▸ Exercise brief
The first line to copy is the one with "The picture is"; the last is the one with "distances = [1, 13, 25, 37, 50]". Copy each line in that range exactly, leaving out all others.

▸ Records for the task
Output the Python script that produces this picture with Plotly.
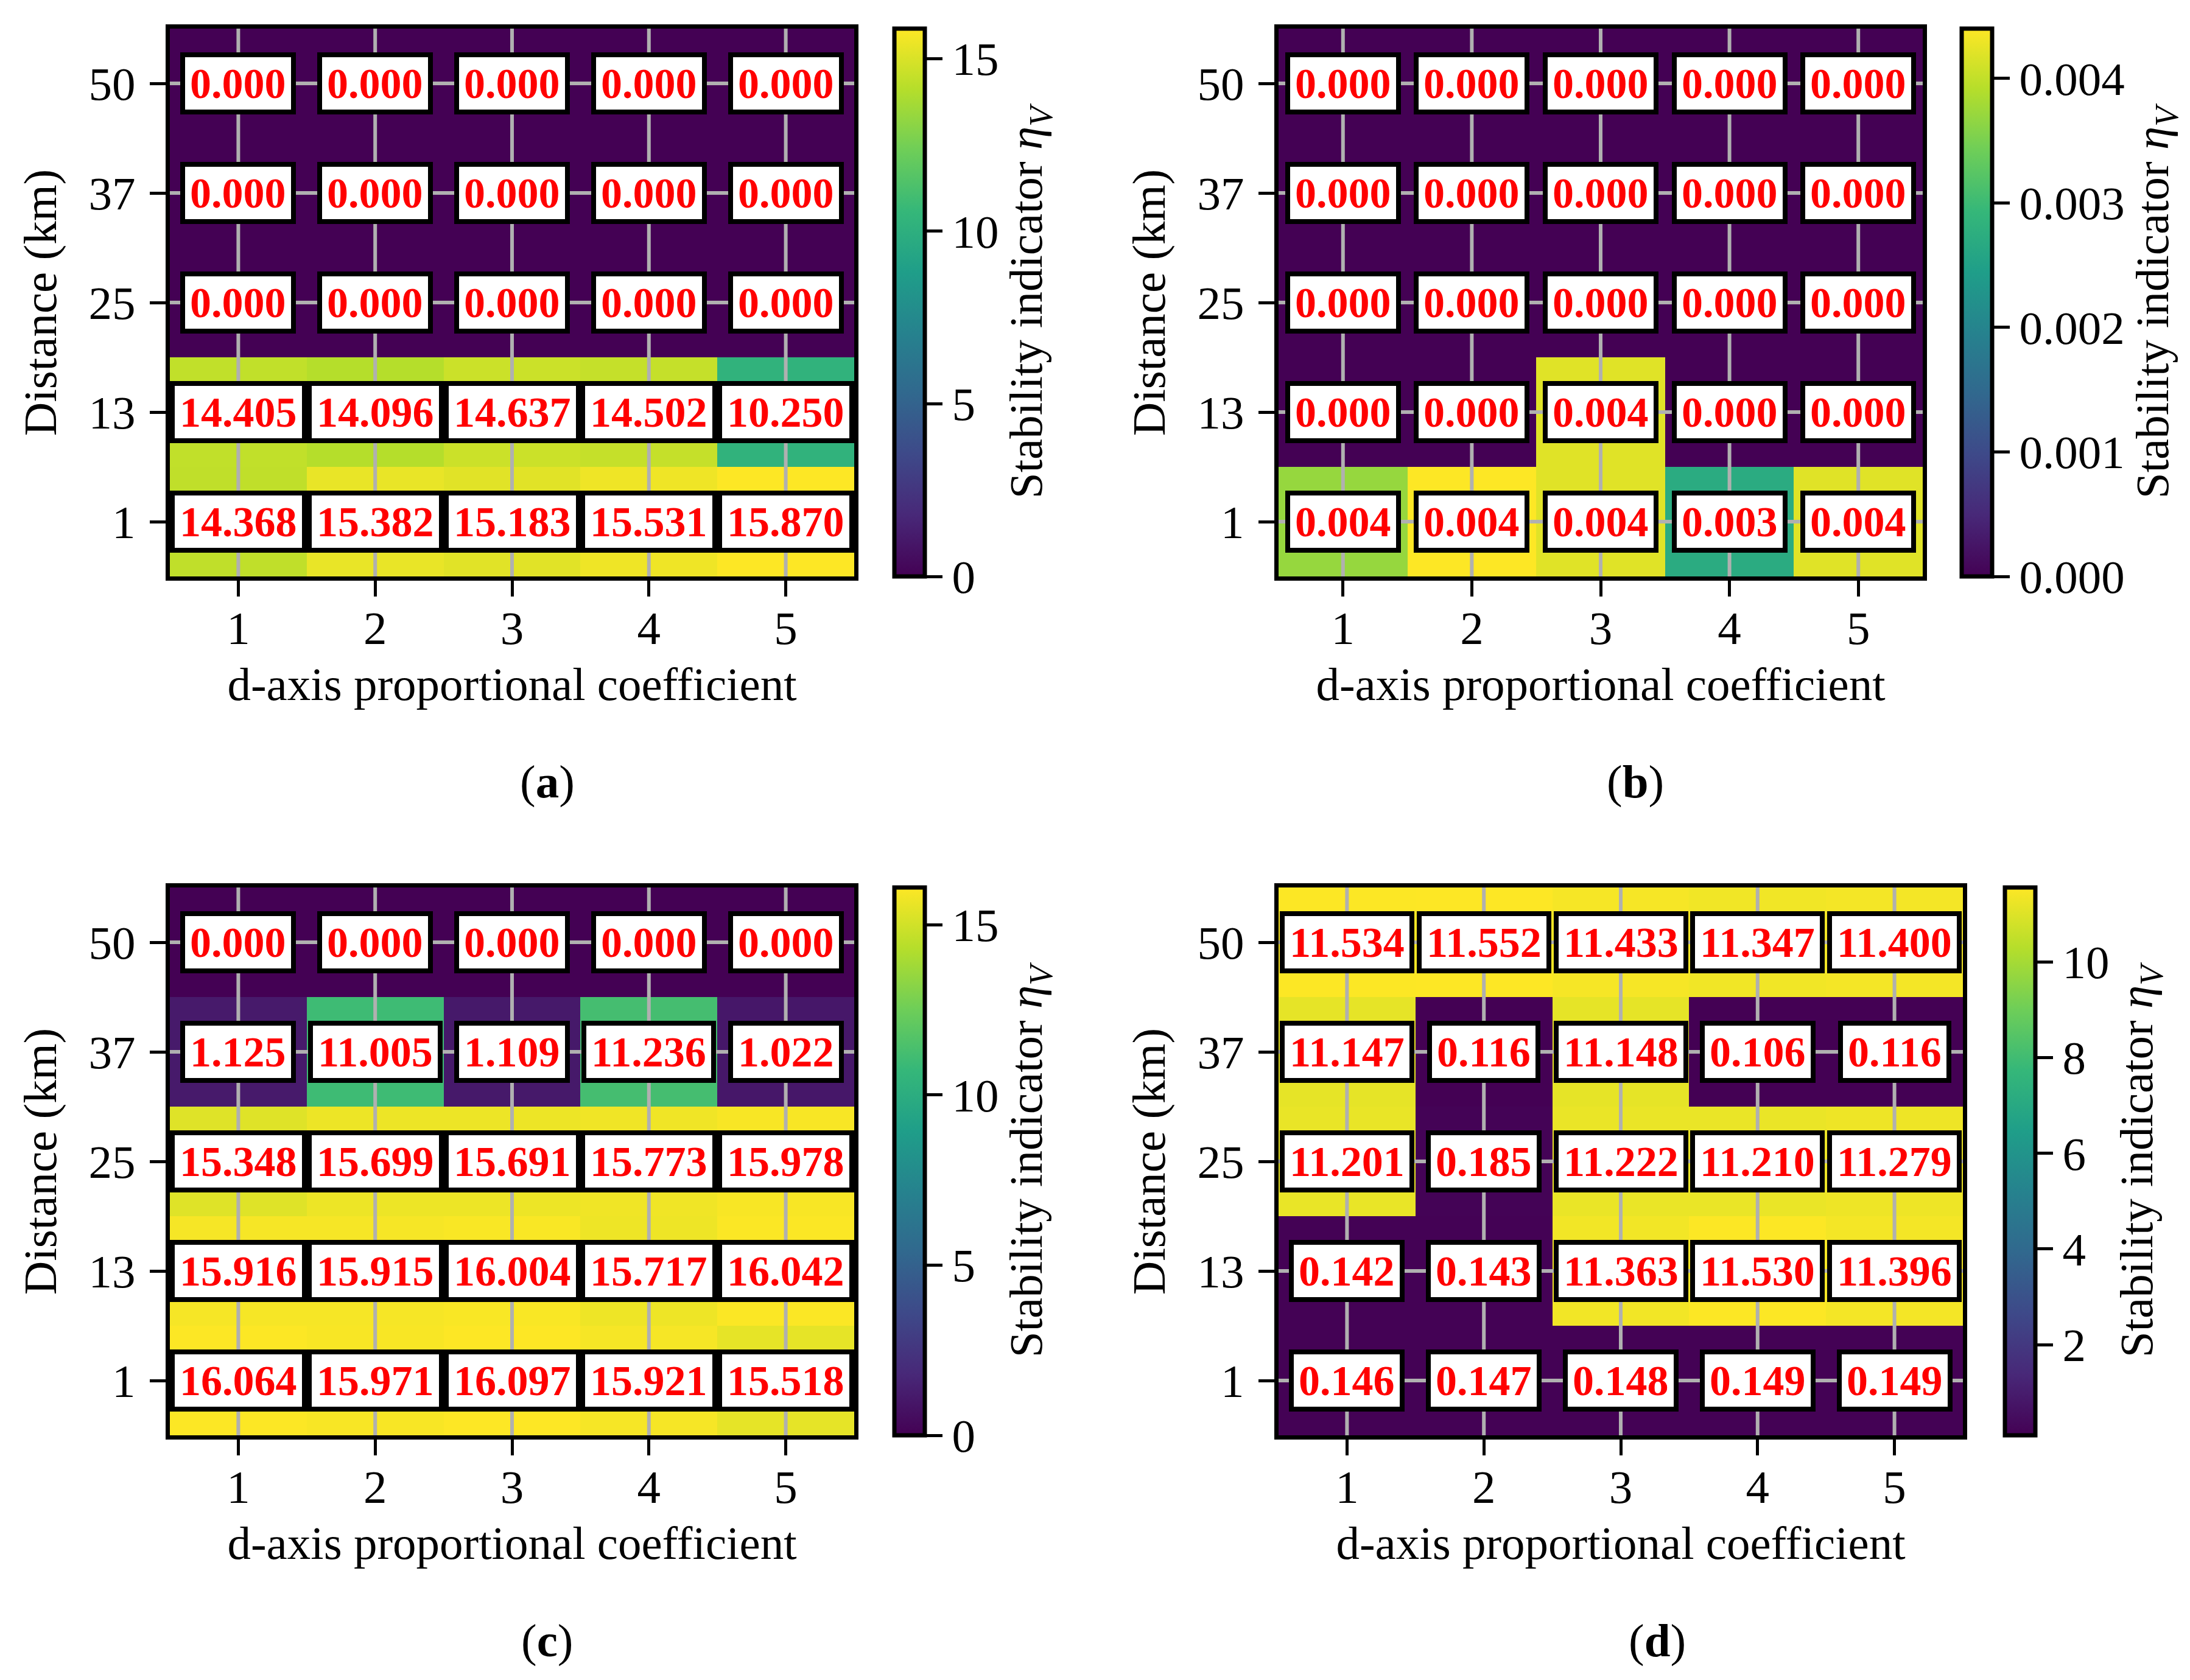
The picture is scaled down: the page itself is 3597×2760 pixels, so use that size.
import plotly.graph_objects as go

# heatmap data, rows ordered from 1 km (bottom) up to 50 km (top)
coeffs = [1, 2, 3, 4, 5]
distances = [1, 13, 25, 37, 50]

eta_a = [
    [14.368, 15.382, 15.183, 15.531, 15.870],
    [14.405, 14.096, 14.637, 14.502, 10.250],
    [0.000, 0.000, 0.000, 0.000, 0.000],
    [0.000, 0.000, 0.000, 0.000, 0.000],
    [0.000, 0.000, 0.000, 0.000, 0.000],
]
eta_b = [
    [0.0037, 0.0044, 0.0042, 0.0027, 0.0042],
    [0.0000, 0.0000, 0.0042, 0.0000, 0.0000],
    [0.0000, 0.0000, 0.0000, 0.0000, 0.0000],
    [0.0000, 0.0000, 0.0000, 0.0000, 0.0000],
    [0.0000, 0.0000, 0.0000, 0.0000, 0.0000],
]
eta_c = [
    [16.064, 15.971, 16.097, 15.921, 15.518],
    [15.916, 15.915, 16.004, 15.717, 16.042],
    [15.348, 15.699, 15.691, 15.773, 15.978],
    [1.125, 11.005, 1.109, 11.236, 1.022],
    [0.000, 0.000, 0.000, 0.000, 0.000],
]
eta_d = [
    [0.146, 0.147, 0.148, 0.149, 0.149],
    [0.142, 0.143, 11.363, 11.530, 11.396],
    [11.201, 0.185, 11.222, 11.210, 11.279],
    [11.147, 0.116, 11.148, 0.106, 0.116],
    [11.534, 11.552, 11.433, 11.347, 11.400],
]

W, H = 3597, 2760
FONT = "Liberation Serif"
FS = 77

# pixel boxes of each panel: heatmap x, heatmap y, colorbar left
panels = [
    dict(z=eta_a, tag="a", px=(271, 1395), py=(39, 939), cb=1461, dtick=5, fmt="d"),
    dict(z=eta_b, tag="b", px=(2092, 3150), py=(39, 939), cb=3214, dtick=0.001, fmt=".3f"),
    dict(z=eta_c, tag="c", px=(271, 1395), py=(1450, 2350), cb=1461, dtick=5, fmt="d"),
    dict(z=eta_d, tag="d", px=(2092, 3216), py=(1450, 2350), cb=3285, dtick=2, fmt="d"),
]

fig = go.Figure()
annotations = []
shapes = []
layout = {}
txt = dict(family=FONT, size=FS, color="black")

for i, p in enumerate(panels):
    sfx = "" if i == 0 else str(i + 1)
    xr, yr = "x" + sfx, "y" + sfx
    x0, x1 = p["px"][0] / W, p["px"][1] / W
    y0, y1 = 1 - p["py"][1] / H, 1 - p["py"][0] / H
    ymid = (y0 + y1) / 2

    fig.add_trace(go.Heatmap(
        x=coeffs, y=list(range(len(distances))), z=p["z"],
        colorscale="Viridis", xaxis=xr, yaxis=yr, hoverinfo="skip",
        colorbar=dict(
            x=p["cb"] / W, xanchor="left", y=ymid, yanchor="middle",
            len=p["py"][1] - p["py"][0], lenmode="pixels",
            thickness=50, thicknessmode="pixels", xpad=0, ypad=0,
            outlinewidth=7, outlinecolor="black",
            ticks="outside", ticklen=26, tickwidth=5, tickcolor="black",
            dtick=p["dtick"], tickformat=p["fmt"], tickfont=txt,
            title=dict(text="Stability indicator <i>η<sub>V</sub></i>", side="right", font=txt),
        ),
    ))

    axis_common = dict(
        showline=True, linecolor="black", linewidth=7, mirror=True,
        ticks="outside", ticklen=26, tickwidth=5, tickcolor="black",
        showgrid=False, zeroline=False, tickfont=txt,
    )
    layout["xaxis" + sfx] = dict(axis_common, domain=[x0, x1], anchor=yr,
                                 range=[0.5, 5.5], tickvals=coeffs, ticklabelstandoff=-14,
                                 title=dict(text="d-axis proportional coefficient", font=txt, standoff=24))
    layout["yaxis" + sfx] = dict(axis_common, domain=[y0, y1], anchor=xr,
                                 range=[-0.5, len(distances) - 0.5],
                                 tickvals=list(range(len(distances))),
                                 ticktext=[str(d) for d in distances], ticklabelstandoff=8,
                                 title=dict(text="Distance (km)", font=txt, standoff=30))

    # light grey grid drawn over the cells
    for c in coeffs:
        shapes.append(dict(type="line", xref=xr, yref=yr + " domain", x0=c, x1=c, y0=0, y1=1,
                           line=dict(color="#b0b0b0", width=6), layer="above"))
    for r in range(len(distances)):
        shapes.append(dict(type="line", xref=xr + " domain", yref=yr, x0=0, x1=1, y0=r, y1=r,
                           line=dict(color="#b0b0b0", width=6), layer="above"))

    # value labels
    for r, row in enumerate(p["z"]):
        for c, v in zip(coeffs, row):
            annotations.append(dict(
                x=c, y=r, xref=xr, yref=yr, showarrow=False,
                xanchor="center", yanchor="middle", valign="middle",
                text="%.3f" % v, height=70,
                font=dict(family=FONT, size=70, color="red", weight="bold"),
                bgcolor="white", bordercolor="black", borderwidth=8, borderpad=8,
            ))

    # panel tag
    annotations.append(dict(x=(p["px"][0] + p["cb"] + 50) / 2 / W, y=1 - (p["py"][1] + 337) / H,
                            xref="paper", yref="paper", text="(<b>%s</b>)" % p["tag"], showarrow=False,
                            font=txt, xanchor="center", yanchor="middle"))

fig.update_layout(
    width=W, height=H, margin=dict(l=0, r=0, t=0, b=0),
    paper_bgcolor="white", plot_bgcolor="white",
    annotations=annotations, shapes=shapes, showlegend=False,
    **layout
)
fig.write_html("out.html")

* * *

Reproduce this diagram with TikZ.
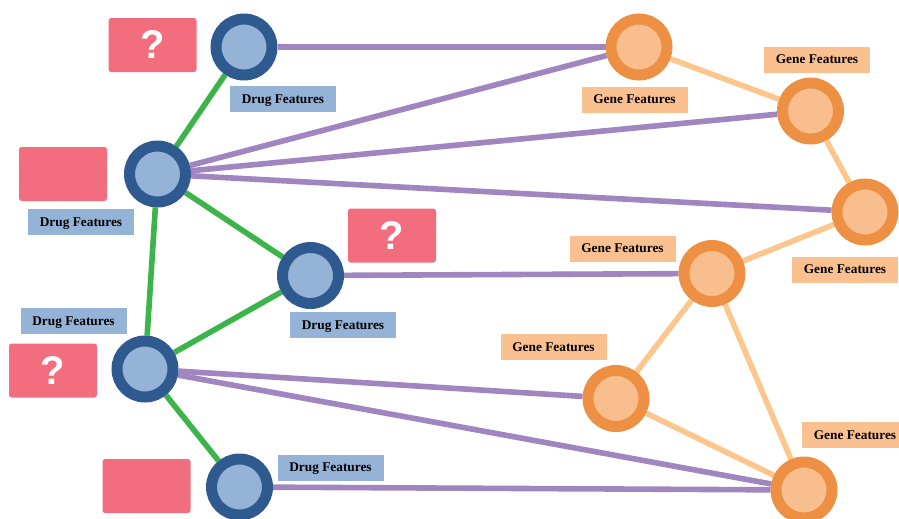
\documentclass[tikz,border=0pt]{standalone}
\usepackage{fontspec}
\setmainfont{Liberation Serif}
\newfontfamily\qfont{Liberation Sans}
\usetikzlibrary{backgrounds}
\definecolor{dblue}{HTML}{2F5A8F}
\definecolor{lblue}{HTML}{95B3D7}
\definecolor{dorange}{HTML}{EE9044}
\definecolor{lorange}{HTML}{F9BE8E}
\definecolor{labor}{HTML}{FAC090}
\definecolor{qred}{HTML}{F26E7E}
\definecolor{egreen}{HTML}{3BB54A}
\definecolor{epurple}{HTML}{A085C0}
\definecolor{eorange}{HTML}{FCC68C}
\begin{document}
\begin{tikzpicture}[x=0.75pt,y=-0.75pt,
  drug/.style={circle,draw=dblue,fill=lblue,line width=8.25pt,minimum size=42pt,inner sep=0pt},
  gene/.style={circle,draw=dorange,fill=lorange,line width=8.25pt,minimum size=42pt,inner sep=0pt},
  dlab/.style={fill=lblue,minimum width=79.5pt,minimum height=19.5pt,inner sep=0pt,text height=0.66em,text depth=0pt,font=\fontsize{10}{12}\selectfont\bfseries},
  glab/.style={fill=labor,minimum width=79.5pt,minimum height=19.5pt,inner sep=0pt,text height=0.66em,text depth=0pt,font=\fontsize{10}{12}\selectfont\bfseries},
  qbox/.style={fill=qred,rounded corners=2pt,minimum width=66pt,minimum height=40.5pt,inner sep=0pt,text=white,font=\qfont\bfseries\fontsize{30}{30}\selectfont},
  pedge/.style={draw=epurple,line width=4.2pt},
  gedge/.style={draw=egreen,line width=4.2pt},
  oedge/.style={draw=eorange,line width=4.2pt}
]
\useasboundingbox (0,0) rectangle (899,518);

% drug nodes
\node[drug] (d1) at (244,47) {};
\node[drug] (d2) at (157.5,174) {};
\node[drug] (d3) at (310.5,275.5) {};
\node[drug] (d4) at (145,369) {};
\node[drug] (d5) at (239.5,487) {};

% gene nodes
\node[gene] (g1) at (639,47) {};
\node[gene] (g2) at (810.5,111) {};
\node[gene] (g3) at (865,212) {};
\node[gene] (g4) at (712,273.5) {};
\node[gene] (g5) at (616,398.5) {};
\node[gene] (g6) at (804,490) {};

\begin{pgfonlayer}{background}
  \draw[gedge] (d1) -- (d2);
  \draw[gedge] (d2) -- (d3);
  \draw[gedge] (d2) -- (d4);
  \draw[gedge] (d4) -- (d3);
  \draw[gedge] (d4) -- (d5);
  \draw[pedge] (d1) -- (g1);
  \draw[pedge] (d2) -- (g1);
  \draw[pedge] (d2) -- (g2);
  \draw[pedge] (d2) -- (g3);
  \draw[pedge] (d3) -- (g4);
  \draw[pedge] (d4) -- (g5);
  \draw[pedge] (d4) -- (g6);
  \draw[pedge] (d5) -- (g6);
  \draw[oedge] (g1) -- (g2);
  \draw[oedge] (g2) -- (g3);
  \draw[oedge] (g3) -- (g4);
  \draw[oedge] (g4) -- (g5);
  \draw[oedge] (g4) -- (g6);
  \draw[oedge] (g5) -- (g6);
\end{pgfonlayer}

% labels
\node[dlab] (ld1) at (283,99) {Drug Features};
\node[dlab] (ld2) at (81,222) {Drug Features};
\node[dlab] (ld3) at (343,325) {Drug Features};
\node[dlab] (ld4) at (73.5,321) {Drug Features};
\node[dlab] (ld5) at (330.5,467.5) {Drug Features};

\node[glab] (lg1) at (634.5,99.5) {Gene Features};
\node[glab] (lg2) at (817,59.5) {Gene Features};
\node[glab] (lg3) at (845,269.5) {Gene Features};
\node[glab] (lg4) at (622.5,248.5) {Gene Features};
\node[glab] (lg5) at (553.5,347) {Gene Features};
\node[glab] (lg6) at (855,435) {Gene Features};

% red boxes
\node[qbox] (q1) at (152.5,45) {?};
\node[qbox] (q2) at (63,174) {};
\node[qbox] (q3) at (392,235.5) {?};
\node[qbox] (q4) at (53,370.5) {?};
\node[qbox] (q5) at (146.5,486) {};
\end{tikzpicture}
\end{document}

▸ Result of the exercise
The picture is scaled down: the page itself is 3597×2760 pixels, so use that size.
import plotly.graph_objects as go

# heatmap data, rows ordered from 1 km (bottom) up to 50 km (top)
coeffs = [1, 2, 3, 4, 5]
distances = [1, 13, 25, 37, 50]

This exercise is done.